This was a week when law and order was the primary focus of the campaign after events in Kenosha, Wisconsin last week.

What happened in Kenosha?

Sunday: Kenosha Police respond to a call of ‘domestic incident’, where Blake was found allegedly trying to break it up. Blake was then shot seven times in the back as he leaned into a vehicle, where his three children were sat. The video was shared on social media. Protesters set cars on fire, smashed windows and clashed with officers in riot gear. A curfew was imposed.

Tuesday: After the 8pm curfew, protests turned violent on the street. At 11.45pm three people were shot, 2 fatally by 17 year old Karl Rittenhouse. Rittenhouse was seen armed with a semiautomatic rifle protecting a car shop. He told Blaze TV he was ‘protecting from the citizens’. Video showed Rittenhouse being chased by protestors as she shot for the second time.
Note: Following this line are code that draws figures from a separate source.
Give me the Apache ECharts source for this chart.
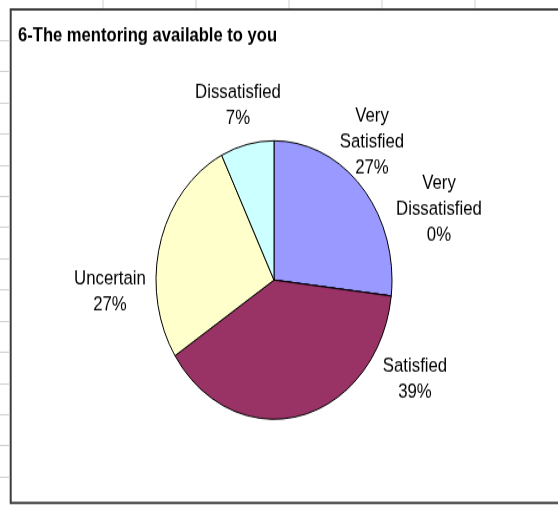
<!DOCTYPE html>
<html>
<head>
<meta charset="utf-8">
<title>6-The mentoring available to you</title>
<script src="https://cdn.jsdelivr.net/npm/echarts@6.0.0/dist/echarts.min.js"></script>
<style>
  html { overflow: hidden; }
  body { margin: 0; padding: 0; background: #fff; width: 558px; height: 505px; }
  /* the reference picture is stretched vertically, so the whole chart is too */
  #chart { width: 558px; height: 428px; transform: scaleY(1.18); transform-origin: 0 0; }
</style>
</head>
<body>
<div id="chart"></div>
<script>
const categories = ['Very Satisfied', 'Very Dissatisfied', 'Satisfied', 'Uncertain', 'Dissatisfied']
const counts = [11, 0, 16, 11, 3]
const sliceColors = ['#9999FF', '#660066', '#993366', '#FFFFCC', '#CCFFFF']
// label centres, in unstretched px
const labelCenters = [[372, 120], [439, 177.5], [415, 321], [110, 247], [238, 89]]

const font = 'Liberation Sans, Arial, sans-serif'
const gridColor = '#cfcfcf'

// spreadsheet cells peeking around the chart area
const sheet = []
;[103, 196, 289, 382, 475].forEach(function (x) {
  sheet.push({ type: 'line', shape: { x1: x, y1: 0, x2: x, y2: 7 }, style: { stroke: gridColor, lineWidth: 1 }, silent: true })
})
for (let i = 1; i < 16; i++) {
  const y = Math.round(7.3 + 26.44 * i) + 0.5
  sheet.push({ type: 'line', shape: { x1: 0, y1: y, x2: 10, y2: y }, style: { stroke: gridColor, lineWidth: 1 }, silent: true })
}
sheet.push({
  type: 'rect',
  shape: { x: 10.7, y: 8, width: 600, height: 418.3 },
  style: { fill: '#fff', stroke: '#3c3c3c', lineWidth: 2 },
  silent: true,
  z: -1
})

const myChart = echarts.init(document.getElementById('chart'))
const option = {
  animation: false,
  backgroundColor: '#fff',
  graphic: sheet,
  title: {
    text: '6-The mentoring available to you',
    left: 18,
    top: 22,
    padding: 0,
    textStyle: { fontFamily: font, fontSize: 16.6, fontWeight: 'bold', color: '#000' }
  },
  series: [
    {
      type: 'pie',
      center: [274, 237.3],
      radius: 118,
      startAngle: 90,
      clockwise: true,
      percentPrecision: 0,
      avoidLabelOverlap: false,
      itemStyle: { borderColor: '#000', borderWidth: 1 },
      label: {
        show: true,
        position: 'outside',
        align: 'center',
        fontFamily: font,
        fontSize: 16.8,
        lineHeight: 22,
        color: '#000',
        formatter: function (p) {
          return p.name.replace('Very ', 'Very\n') + '\n' + p.percent + '%'
        }
      },
      labelLine: { show: false },
      labelLayout: function (params) {
        const c = labelCenters[params.dataIndex]
        return { x: c[0], y: c[1], align: 'center', verticalAlign: 'middle' }
      },
      emphasis: { disabled: true },
      data: categories.map(function (name, i) {
        return { name: name, value: counts[i], itemStyle: { color: sliceColors[i] } }
      })
    }
  ]
}
myChart.setOption(option)
</script>
</body>
</html>
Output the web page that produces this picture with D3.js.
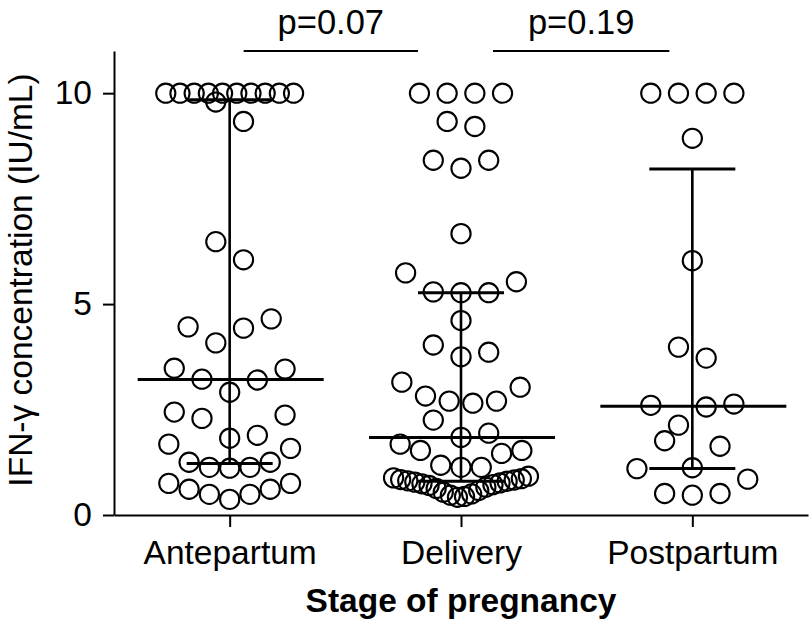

August 31st:  A caravan of Trump supporters gathered in Portland. As the vehicles entered downtown Portland, protestors confronted the caravan. Members of the caravan can be seen firing pepper spray and paintballs at the protestors. Aaron J. Danielson wearing a hat of the insignia of Patriot Prayer, a right-wing group, was then shot dead

Reaction:

Trump said Kyle Rittenhouse was ‘trying to get away. He probably would’ve been killed’. On visiting Kenosha this Tuesday the President blamed ‘domestic terror’ for the ‘destruction’. Trump said ‘Radical Left Mayors and Governors of Cities where this crazy violence is taking place have lost control of their movement’. 

Joe Biden accused Donald Trump of being a ‘toxic presence’ who has encouraged violence. He spoke out against the violence ‘It’s lawlessness, plain and simple. You know me. Ask yourself: Do I look like a radical socialist with a soft spot for rioters? Really?’

The Numbers:

55% of Americans now believe relations between White and Black Americans are ‘very/somewhat bad’. This has been increasing since 2015. In 2013 70% believed them to be ‘very/somewhat good’. Pew Research finds that ‘violent crime’ ranks only fifth in importance behind economy, healthcare and coronavirus. The real battle is over what voters think the protests represent. According to JP Morgan analyst Kolanovic, polls could ‘shift five to ten points from Biden to Trump if the perception of protests shifts from justice to violence’.